In-situ Self-Assembled organic anion interfacial layer on Zn anode surface for boosting the stability of aqueous zinc ion energy storage devices

Dendrite growth and the occurrence of side reactions are the main challenges in improving the cycle durability of zinc-ion energy storage devices. To address these challenges, we propose a novel strategy to protect the Zn anode by constructing an in-situ self-assembled organic anion interfacial layer (OAIPL). The in-situ self-assembled OAIPL by chemical adsorption can effectively mitigate the hydrogen evolution and corrosion side reactions by obstructing the diffusion of free and active water to the surface of the Zn anode, it also can optimize the interfacial reaction kinetics by accelerating the diffusion of Zn2+ ions from the solution to the Zn anode surface.
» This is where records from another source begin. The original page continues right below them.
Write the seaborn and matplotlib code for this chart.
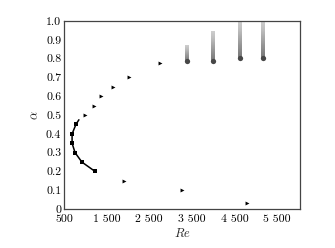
import numpy as np
import pandas as pd
import matplotlib
matplotlib.use("Agg")
import matplotlib.pyplot as plt
import seaborn as sns

sns.set_style("white")
plt.rcParams['font.family'] = ['cmr10', 'DejaVu Serif']
plt.rcParams['mathtext.fontset'] = 'cm'
plt.rcParams['axes.unicode_minus'] = False

# neutral curve (squares) and its continuation
curve_re = [1230, 920, 760, 690, 690, 780, 850]
curve_alpha = [0.20, 0.25, 0.30, 0.35, 0.40, 0.45, 0.475]
n_square = 6

# isolated triangle points
tri_re = [995, 1200, 1360, 1640, 2030, 2750, 1910, 3260, 4800]
tri_alpha = [0.50, 0.55, 0.60, 0.65, 0.70, 0.775, 0.15, 0.10, 0.03]

# gray scatter bands
band_re = [3390, 4000, 4630, 5170]
band_low = [0.78, 0.78, 0.80, 0.80]
band_high = [0.87, 0.94, 1.00, 1.00]

xticks = [500, 1000, 1500, 2000, 2500, 3000, 3500, 4000, 4500, 5000, 5500]
xticklabels = ['500', '', '1 500', '', '2 500', '', '3 500', '', '4 500', '', '5 500']
yticks = [0, 0.1, 0.2, 0.3, 0.4, 0.5, 0.6, 0.7, 0.8, 0.9, 1.0]
yticklabels = ['0', '0.1', '0.2', '0.3', '0.4', '0.5', '0.6', '0.7', '0.8', '0.9', '1.0']

fig = plt.figure(figsize=(3.35, 2.48), dpi=100)
ax = fig.add_axes([0.191, 0.157, 0.705, 0.758])

# bands with vertical gradient (dark at bottom, lighter at top)
half_w = 42
grad = np.linspace(0.62, 0.30, 50).reshape(-1, 1)
for r, lo, hi in zip(band_re, band_low, band_high):
    ax.imshow(grad, extent=[r - half_w, r + half_w, lo, hi], origin='lower',
              cmap='Greys', vmin=0, vmax=1, aspect='auto',
              interpolation='bilinear', zorder=2)
    ax.plot([r], [lo + 0.006], marker='o', ms=3.8, color=(0.28, 0.28, 0.28),
            mew=0, zorder=3)

df_curve = pd.DataFrame({'Re': curve_re, 'alpha': curve_alpha})
ax.plot(df_curve['Re'], df_curve['alpha'], color='black', lw=1.1, zorder=4)
sns.scatterplot(data=df_curve.iloc[:n_square], x='Re', y='alpha', marker='s',
                s=8, color='black', edgecolor='black', linewidth=0, ax=ax, zorder=5)

df_tri = pd.DataFrame({'Re': tri_re, 'alpha': tri_alpha})
sns.scatterplot(data=df_tri, x='Re', y='alpha', marker='>', s=8,
                color='black', edgecolor='black', linewidth=0, ax=ax, zorder=5)

ax.set_xlim(500, 6040)
ax.set_ylim(0, 1.0)
ax.set_xticks(xticks)
ax.set_xticklabels(xticklabels)
ax.set_yticks(yticks)
ax.set_yticklabels(yticklabels)
ax.tick_params(direction='in', length=3, width=0.8, colors='#333333',
               labelcolor='black', labelsize=8.5)
ax.tick_params(axis='x', pad=4)
ax.tick_params(axis='y', pad=2)
for s in ax.spines.values():
    s.set_color('#444444')
    s.set_linewidth(0.9)

ax.set_xlabel(r'$Re$', fontsize=9, labelpad=2)
ax.set_ylabel(r'$\alpha$', fontsize=9, labelpad=3)

fig.savefig('out.png', dpi=100)
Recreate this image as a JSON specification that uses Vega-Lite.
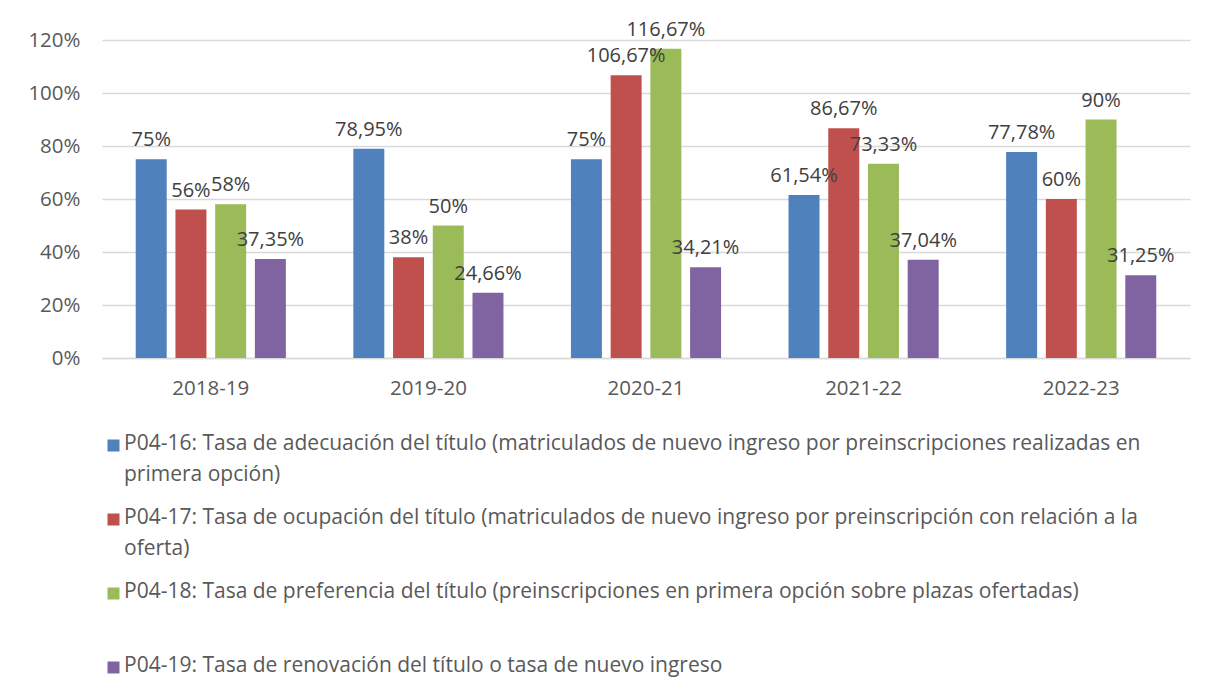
{
  "$schema": "https://vega.github.io/schema/vega-lite/v6.json",
  "width": 1088,
  "height": 318,
  "autosize": {"type": "none"},
  "padding": {"left": 102, "top": 40, "right": 23, "bottom": 335},
  "background": "white",
  "config": {
    "locale": {"number": {"decimal": ",", "thousands": ".", "grouping": [3], "currency": ["", " €"]}},
    "view": {"stroke": null},
    "font": "Open Sans"
  },
  "data": {
    "values": [
      {"curso": "2018-19", "serie": "P04-16: Tasa de adecuación del título (matriculados de nuevo ingreso por preinscripciones realizadas en primera opción)", "valor": 0.75},
      {"curso": "2018-19", "serie": "P04-17: Tasa de ocupación del título (matriculados de nuevo ingreso por preinscripción con relación a la oferta)", "valor": 0.56},
      {"curso": "2018-19", "serie": "P04-18: Tasa de preferencia del título (preinscripciones en primera opción sobre plazas ofertadas)", "valor": 0.58},
      {"curso": "2018-19", "serie": "P04-19: Tasa de renovación del título o tasa de nuevo ingreso", "valor": 0.3735},
      {"curso": "2019-20", "serie": "P04-16: Tasa de adecuación del título (matriculados de nuevo ingreso por preinscripciones realizadas en primera opción)", "valor": 0.7895},
      {"curso": "2019-20", "serie": "P04-17: Tasa de ocupación del título (matriculados de nuevo ingreso por preinscripción con relación a la oferta)", "valor": 0.38},
      {"curso": "2019-20", "serie": "P04-18: Tasa de preferencia del título (preinscripciones en primera opción sobre plazas ofertadas)", "valor": 0.5},
      {"curso": "2019-20", "serie": "P04-19: Tasa de renovación del título o tasa de nuevo ingreso", "valor": 0.2466},
      {"curso": "2020-21", "serie": "P04-16: Tasa de adecuación del título (matriculados de nuevo ingreso por preinscripciones realizadas en primera opción)", "valor": 0.75},
      {"curso": "2020-21", "serie": "P04-17: Tasa de ocupación del título (matriculados de nuevo ingreso por preinscripción con relación a la oferta)", "valor": 1.0667},
      {"curso": "2020-21", "serie": "P04-18: Tasa de preferencia del título (preinscripciones en primera opción sobre plazas ofertadas)", "valor": 1.1667},
      {"curso": "2020-21", "serie": "P04-19: Tasa de renovación del título o tasa de nuevo ingreso", "valor": 0.3421},
      {"curso": "2021-22", "serie": "P04-16: Tasa de adecuación del título (matriculados de nuevo ingreso por preinscripciones realizadas en primera opción)", "valor": 0.6154},
      {"curso": "2021-22", "serie": "P04-17: Tasa de ocupación del título (matriculados de nuevo ingreso por preinscripción con relación a la oferta)", "valor": 0.8667},
      {"curso": "2021-22", "serie": "P04-18: Tasa de preferencia del título (preinscripciones en primera opción sobre plazas ofertadas)", "valor": 0.7333},
      {"curso": "2021-22", "serie": "P04-19: Tasa de renovación del título o tasa de nuevo ingreso", "valor": 0.3704},
      {"curso": "2022-23", "serie": "P04-16: Tasa de adecuación del título (matriculados de nuevo ingreso por preinscripciones realizadas en primera opción)", "valor": 0.7778},
      {"curso": "2022-23", "serie": "P04-17: Tasa de ocupación del título (matriculados de nuevo ingreso por preinscripción con relación a la oferta)", "valor": 0.6},
      {"curso": "2022-23", "serie": "P04-18: Tasa de preferencia del título (preinscripciones en primera opción sobre plazas ofertadas)", "valor": 0.9},
      {"curso": "2022-23", "serie": "P04-19: Tasa de renovación del título o tasa de nuevo ingreso", "valor": 0.3125}
    ]
  },
  "encoding": {
    "x": {
      "field": "curso", "type": "nominal", "sort": null,
      "scale": {"paddingInner": 0.31, "paddingOuter": 0.155},
      "axis": {"title": null, "labelAngle": 0, "labelFontSize": 20.5, "labelColor": "#595959", "ticks": false, "tickSize": 0, "labelPadding": 20, "domainColor": "#d9d9d9", "domainWidth": 1.5, "grid": false}
    },
    "xOffset": {"field": "serie", "type": "nominal", "sort": null, "scale": {"paddingInner": 0.22, "paddingOuter": 0}},
    "y": {
      "field": "valor", "type": "quantitative",
      "scale": {"domain": [0, 1.2], "nice": false},
      "axis": {"title": null, "format": ".0%", "values": [0, 0.2, 0.4, 0.6, 0.8, 1, 1.2], "labelFontSize": 20.5, "labelColor": "#595959", "ticks": false, "tickSize": 0, "labelPadding": 22, "domain": false, "gridColor": "#d9d9d9", "gridWidth": 1.5}
    }
  },
  "layer": [
    {
      "mark": {"type": "bar"},
      "encoding": {
        "color": {
          "field": "serie", "type": "nominal", "sort": null,
          "scale": {"range": ["#4F81BD", "#C0504D", "#9BBB59", "#8064A2"]},
          "legend": {
            "orient": "none", "legendX": 1, "legendY": 395, "direction": "vertical", "columns": 1,
            "title": null, "symbolType": "square", "symbolSize": 144, "symbolStrokeWidth": 0,
            "labelFontSize": 21, "labelColor": "#595959", "labelLimit": 1200, "rowPadding": 21,
            "labelOffset": 0, "padding": 0, "labelBaseline": "top",
            "labelExpr": "split(replace(replace(replace(datum.label, ' realizadas en ', ' realizadas en|'), ' a la oferta', ' a la|oferta'), 'ofertadas)', 'ofertadas)| '), '|')",
            "encode": {"labels": {"update": {"lineHeight": {"value": 31}, "dy": {"value": -13}}}}
          }
        }
      }
    },
    {
      "mark": {"type": "text", "baseline": "alphabetic", "dy": -13, "fontSize": 20, "color": "#404040"},
      "encoding": {"text": {"field": "valor", "type": "quantitative", "format": ".2~%"}}
    }
  ]
}
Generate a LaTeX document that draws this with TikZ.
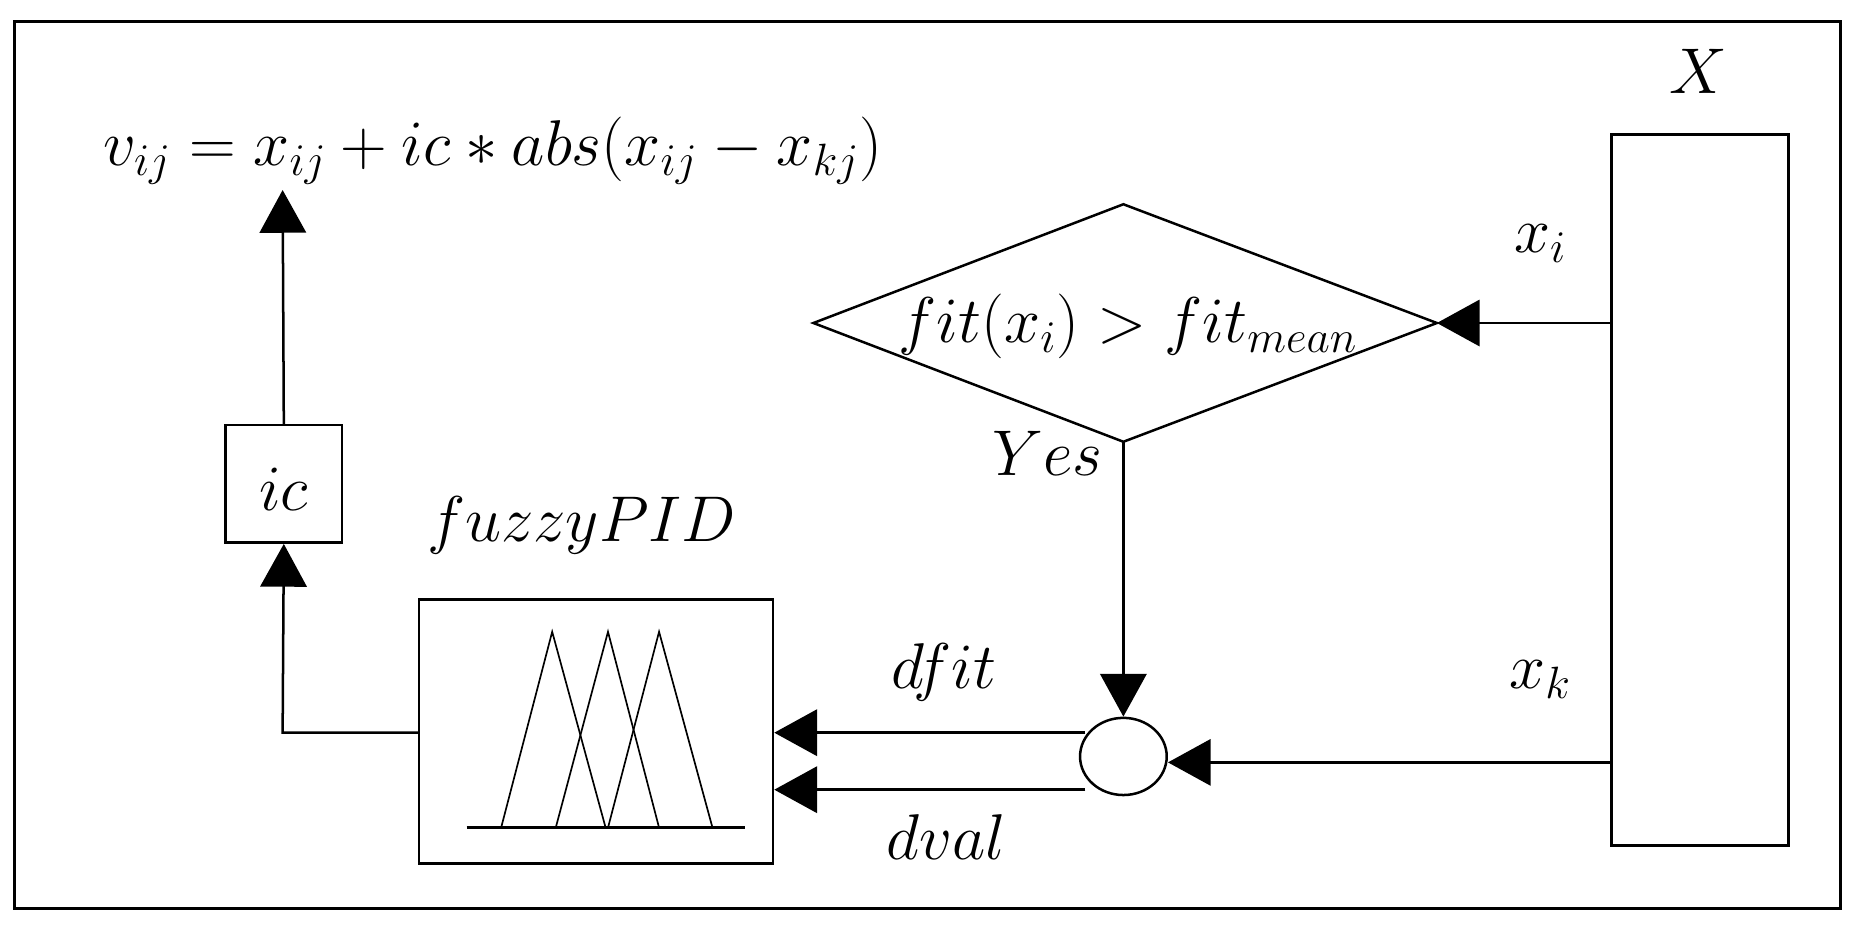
\RequirePackage{fix-cm}
\documentclass[tikz,border=0pt]{standalone}
\usetikzlibrary{arrows.meta,shapes.geometric}
\begin{document}
\begin{tikzpicture}[x=0.02cm,y=-0.02cm,
  ar/.style={-{Triangle[length=0.72cm,width=0.78cm]}},
  ln/.style={line width=1.2pt},
  lbl/.style={font=\fontsize{31}{36}\selectfont, inner sep=0pt}]
\useasboundingbox (0,0) rectangle (1568,782);
\draw[line width=1.5pt] (12,18) rectangle (1550,765);
% X block
\node[draw,ln,minimum width=2.98cm,minimum height=11.98cm,inner sep=0pt] (X) at (1431.5,412.5) {};
\node[lbl] (Xl) at (1430,60) {$X$};
% diamond
\coordinate (dl) at (685,272); \coordinate (dr) at (1210,272);
\coordinate (dt) at (946,172); \coordinate (db) at (946,372);
\draw[ln] (dl) -- (dt) -- (dr) -- (db) -- cycle;
\node[lbl] (dtext) at (950,275) {$fit(x_i) > fit_{mean}$};
\coordinate (xi) at (1357,272);
\draw[ln,ar] (xi) -- (dr);
\node[lbl] (xil) at (1297,205) {$x_i$};
\node[lbl] (yes) at (882,382) {$Yes$};
% circle
\node[draw,ln,ellipse,minimum width=1.46cm,minimum height=1.3cm,inner sep=0pt] (c) at (946,637) {};
\draw[ln,ar] (db) -- (c.north);
\coordinate (xk) at (1357,642);
\draw[ln,ar] (xk) -- (c.east |- xk);
\node[lbl] (xkl) at (1297,572) {$x_k$};
% fuzzy box
\node[draw,ln,minimum width=5.96cm,minimum height=4.44cm,inner sep=0pt] (fz) at (502,616) {};
\node[lbl] (fzl) at (490,442) {$fuzzyPID$};
\coordinate (c1) at (914,617); \coordinate (c2) at (914,665);
\draw[ln,ar] (c1) -- (fz.east |- c1);
\draw[ln,ar] (c2) -- (fz.east |- c2);
\node[lbl] (dfit) at (795,566) {$dfit$};
\node[lbl] (dval) at (797,705) {$dval$};
\draw[line width=1.5pt] (393,697) -- (627,697);
\draw[line width=0.8pt] (422,697) -- (465,532) -- (510,697);
\draw[line width=0.8pt] (468,697) -- (512,532) -- (555,697);
\draw[line width=0.8pt] (512,697) -- (555,532) -- (600,697);
% ic
\node[draw,ln,minimum width=1.96cm,minimum height=1.98cm,inner sep=0pt] (ic) at (239,407.5) {};
\node[lbl] (icl) at (239,412) {$ic$};
\coordinate (bend) at (238,617);
\draw[ln,ar] (fz.west |- bend) -- (bend) -- (ic.south);
\node[lbl] (eq) at (415,127) {$v_{ij} = x_{ij} + ic * abs(x_{ij} - x_{kj})$};
\coordinate (top) at (238,160);
\draw[ln,ar] (ic.north) -- (top);
\end{tikzpicture}
\end{document}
Additionally, the Zn dendrite can be effectively restrained by transforming the electrodeposition of Zn from 2D to 3D diffusion on the Zn anode surface. Based on this strategy, stable cycling for over 3600 h at 1 mA cm-2 (1 mAh cm-2) in the symmetric Zn//Zn cell and 150,000 cycles in the aqueous zinc-ion hybrid supercapacitor can be achieved. The Zn//MnO2 full battery also exhibits a high specific capacity retention of 99.21 % after 1000 cycles with a constant Coulombic efficiency of nearly 100 %.